Einstein: ostracized by his colleagues as irrelevant, in his later life this greatest of scientists worked futility and alone on the "great proof" so he was a crackpot in his later life, having already BEEN famous for his prior work. He married his 2nd cousin—so why not some beautiful super model or something (ok, there weren't any back then but why his dowdy 2nd cousin?).

Newton: history says he died a virgin. It also says he was really mean.

My favorite though is Tesla. He fell in love with pigeons. Said that women's jewelry scared him. He died alone in a hotel room divisible by 3 because he wouldn't stay in any other room. Oh and he was really into pigeons and called the greatest love of his life one particular pigeon which when it died he said there was no reason left for him to discover anything further as his inspiration had left him.

Archimedes: slaughtered by a Roman soldier.

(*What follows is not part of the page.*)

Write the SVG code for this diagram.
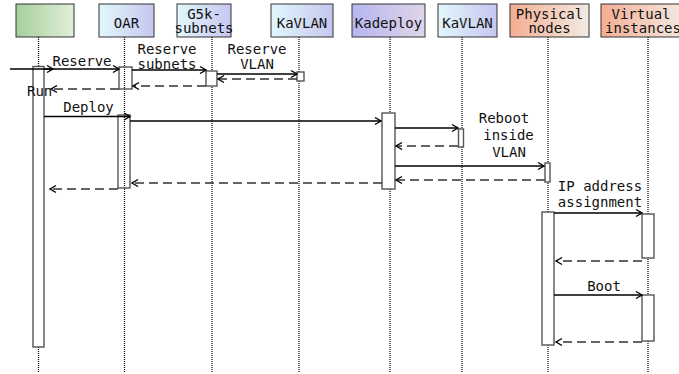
<svg xmlns="http://www.w3.org/2000/svg" width="679" height="374" viewBox="0 0 679 374">
<defs>
<linearGradient id="gGreen" x1="0" y1="0" x2="1" y2="0"><stop offset="0" stop-color="#a6cf9c"/><stop offset="1" stop-color="#e2eed9"/></linearGradient>
<linearGradient id="gBlue" x1="0" y1="0" x2="1" y2="0"><stop offset="0" stop-color="#e2f8fc"/><stop offset="1" stop-color="#c6c6ef"/></linearGradient>
<linearGradient id="gPurple" x1="0" y1="0" x2="1" y2="0"><stop offset="0" stop-color="#b6b6ef"/><stop offset="1" stop-color="#dfd5e8"/></linearGradient>
<linearGradient id="gSalmon" x1="0" y1="0" x2="1" y2="0"><stop offset="0" stop-color="#f4ad93"/><stop offset="1" stop-color="#f2ebe3"/></linearGradient>
<marker id="arr" markerWidth="10" markerHeight="10" refX="7" refY="5" orient="auto" markerUnits="userSpaceOnUse">
<path d="M1,1.5 L7,5 L1,8.5" fill="none" stroke="#000" stroke-width="1.4" stroke-dasharray="none"/>
</marker>
</defs>
<style>
.hdr{stroke:#333;stroke-width:1}
.t{font-family:"DejaVu Sans Mono",monospace;font-size:14px;fill:#111;text-anchor:middle}
.life{stroke:#000;stroke-width:1.2;stroke-dasharray:1,1;fill:none}
.act{fill:#fff;stroke:#555;stroke-width:1.4}
.actn{fill:none;stroke:#555;stroke-width:1.4}
.msg{stroke:#000;stroke-width:1.3;fill:none;marker-end:url(#arr)}
.ret{stroke:#333;stroke-width:1.6;fill:none;stroke-dasharray:9,5;marker-end:url(#arr)}
</style>

<g id="node-user">
<rect class="hdr" x="16" y="4" width="58" height="33" fill="url(#gGreen)"/>
<line class="life" x1="38.5" y1="37" x2="38.5" y2="372"/>
<rect class="act" x="33" y="66.5" width="11" height="280.5"/>
</g>
<g id="node-oar">
<rect class="hdr" x="99" y="4" width="55" height="33" fill="url(#gBlue)"/>
<text class="t" x="126.5" y="28">OAR</text>
<line class="life" x1="124.5" y1="37" x2="124.5" y2="372"/>
<rect class="actn" x="119" y="67" width="13" height="22"/>
<rect class="actn" x="118" y="115" width="12" height="73"/>
</g>
<g id="node-g5k">
<rect class="hdr" x="177" y="4" width="54" height="33" fill="url(#gBlue)"/>
<text class="t" x="204" y="18.5">G5k-</text>
<text class="t" x="204" y="33">subnets</text>
<line class="life" x1="212" y1="37" x2="212" y2="372"/>
<rect class="act" x="206" y="71" width="11" height="15"/>
</g>
<g id="node-kavlan1">
<rect class="hdr" x="271" y="4" width="62" height="33" fill="url(#gBlue)"/>
<text class="t" x="302" y="28">KaVLAN</text>
<line class="life" x1="299" y1="37" x2="299" y2="372"/>
<rect class="act" x="297" y="72" width="7" height="9"/>
</g>
<g id="node-kadeploy">
<rect class="hdr" x="352" y="4" width="73" height="33" fill="url(#gPurple)"/>
<text class="t" x="388.5" y="28">Kadeploy</text>
<line class="life" x1="390" y1="37" x2="390" y2="372"/>
<rect class="act" x="382" y="113" width="13" height="76"/>
</g>
<g id="node-kavlan2">
<rect class="hdr" x="438" y="4" width="59" height="33" fill="url(#gBlue)"/>
<text class="t" x="467.5" y="28">KaVLAN</text>
<line class="life" x1="462" y1="37" x2="462" y2="372"/>
<rect class="act" x="458.5" y="129" width="5" height="18"/>
</g>
<g id="node-physical">
<rect class="hdr" x="510" y="4" width="79" height="33" fill="url(#gSalmon)"/>
<text class="t" x="549.5" y="18.5">Physical</text>
<text class="t" x="549.5" y="33">nodes</text>
<line class="life" x1="548" y1="37" x2="548" y2="372"/>
<rect class="act" x="545" y="163" width="5" height="19"/>
<rect class="act" x="542" y="212" width="12" height="133"/>
</g>
<g id="node-virtual">
<rect class="hdr" x="601" y="4" width="84" height="33" fill="url(#gSalmon)"/>
<text class="t" x="641" y="18.5">Virtual</text>
<text class="t" x="643" y="33">instances</text>
<line class="life" x1="648" y1="37" x2="648" y2="372"/>
<rect class="act" x="642" y="214" width="12" height="44"/>
<rect class="act" x="642" y="295" width="12" height="46"/>
</g>

<g id="connectors">
<line class="msg" x1="10" y1="69" x2="53" y2="69"/>
<line class="msg" x1="44" y1="69" x2="119" y2="69"/>
<line class="msg" x1="132" y1="70" x2="206" y2="70"/>
<line class="msg" x1="217" y1="74" x2="297" y2="74"/>
<line class="ret" x1="297" y1="79" x2="218" y2="79"/>
<line class="ret" x1="206" y1="86" x2="133" y2="86"/>
<line class="ret" x1="119" y1="89" x2="51" y2="89"/>
<line class="msg" x1="44" y1="116.5" x2="130" y2="116.5"/>
<line class="msg" x1="130" y1="121" x2="381" y2="121"/>
<line class="msg" x1="395" y1="128" x2="458" y2="128"/>
<line class="ret" x1="458" y1="146" x2="396" y2="146"/>
<line class="msg" x1="395" y1="166" x2="544" y2="166"/>
<line class="ret" x1="545" y1="180" x2="396" y2="180"/>
<line class="ret" x1="382" y1="183" x2="132" y2="183"/>
<line class="ret" x1="118" y1="189" x2="50" y2="189"/>
<line class="msg" x1="554" y1="213" x2="642" y2="213"/>
<line class="ret" x1="642" y1="261" x2="556" y2="261"/>
<line class="msg" x1="554" y1="295" x2="642" y2="295"/>
<line class="ret" x1="642" y1="342" x2="556" y2="342"/>
</g>

<g id="labels">
<text class="t" x="82" y="66">Reserve</text>
<text class="t" x="167" y="54">Reserve</text>
<text class="t" x="167" y="68.5">subnets</text>
<text class="t" x="257" y="54">Reserve</text>
<text class="t" x="257" y="68.5">VLAN</text>
<text class="t" x="27" y="96" style="text-anchor:start">Run</text>
<text class="t" x="88.5" y="112">Deploy</text>
<text class="t" x="504" y="123">Reboot</text>
<text class="t" x="508.5" y="139.5">inside</text>
<text class="t" x="509" y="157">VLAN</text>
<text class="t" x="600" y="190.5">IP address</text>
<text class="t" x="600" y="206.5">assignment</text>
<text class="t" x="604" y="291">Boot</text>
</g>
</svg>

Various tales as to how it all happened.

One remarkable theme that is recurring is problems with love interests or a lack of one. Einstein with his 2nd cousin. His "normal" relationship was BEFORE his Nobel prize, when he actually fathered children. Turing hounded for being gay. Tesla, in love with pigeons. Newton, a virgin.

Why?

My theory is that major discovery angers men around you. The major discoverer is automatically a threat as he's appealing to women and emasculating to men, so they make his life miserable. One way to be certain he's miserable is to remove romantic interests.

Einstein was pushed aside deliberately by his physics colleagues who said his ideas were not relevant any more.

That is typical. When you make major discoveries at a high enough level, you will get hurt for it. Guaranteed.

The major mathematical figure who seemed to best all of it that I've noted is Gauss. Somehow he managed to escape all of the above, have a lot of kids, and not fall in love with pigeons.

It's worse in our modern age. People like a winner but love to attack a winner. Most of the attacks are hidden from view.

You learn to be guarded as people ARE out to get you. But saying so is dangerous as they'll just say you're paranoid and crazy.

Safer to just fall in love with pigeons.